Morningstar analyst Erin Lash

The packaged food firm raised its full-year adjusted earnings per share guidance to a range of $2.65-$2.67 (from approximately $2.65 previously) but numerous headwinds loom in the back half of its fiscal year. Management called out elevated commodity cost pressures, increased taxes, and a potential devaluation in Venezuela as likely challenges over the next six months. We continue to believe that with a strong brand portfolio and an extensive global distribution platform, the company should ultimately withstand current pressures.

Despite the pressures created by raw material inflation, which management now anticipates will come in near the high end of a 2%-3% full-year target in light of recent drought conditions in the United States and abroad, even though it is 90% hedged for the full year, General Mills posted profit improvement. The adjusted gross margin ticked up 20 basis points to 36.7% and the adjusted operating margin expanded 50 basis points to 18.1%. However, we expect that General Mills' stringent focus on cost management and increased scale in developing markets should enable it to manage through these challenges and expand margins to nearly 18% by fiscal 2017, up from an adjusted margin of 16.7% in fiscal 2012 and in line with fiscal 2011.
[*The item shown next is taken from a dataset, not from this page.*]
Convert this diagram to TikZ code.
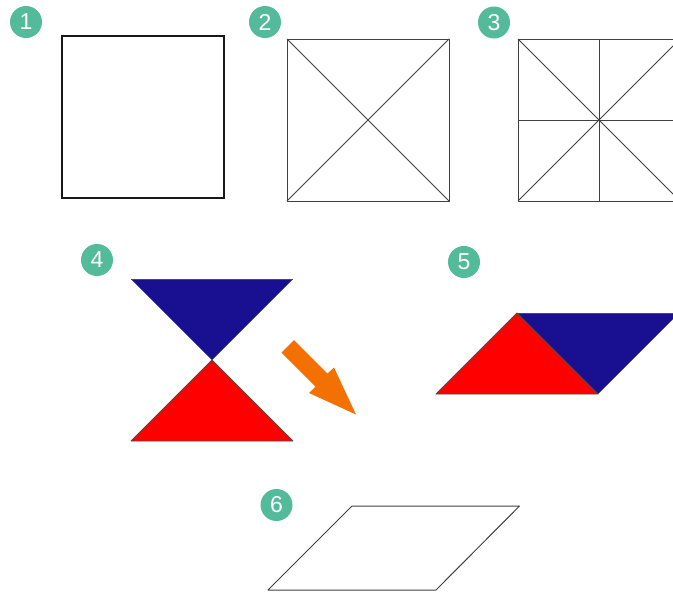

Management again commented this quarter that total marketing spending (which was down 3% from the prior-year period) was weighed toward in-store promotional support. While we understand that this spending is essential as it brings a rash of new products to market, we were hoping that this trend would reverse during the quarter. From our perspective, promotional spending is not a sustainable or profitable long-term strategy, and we'd prefer to see General Mills invest behind the advertising support of its brands.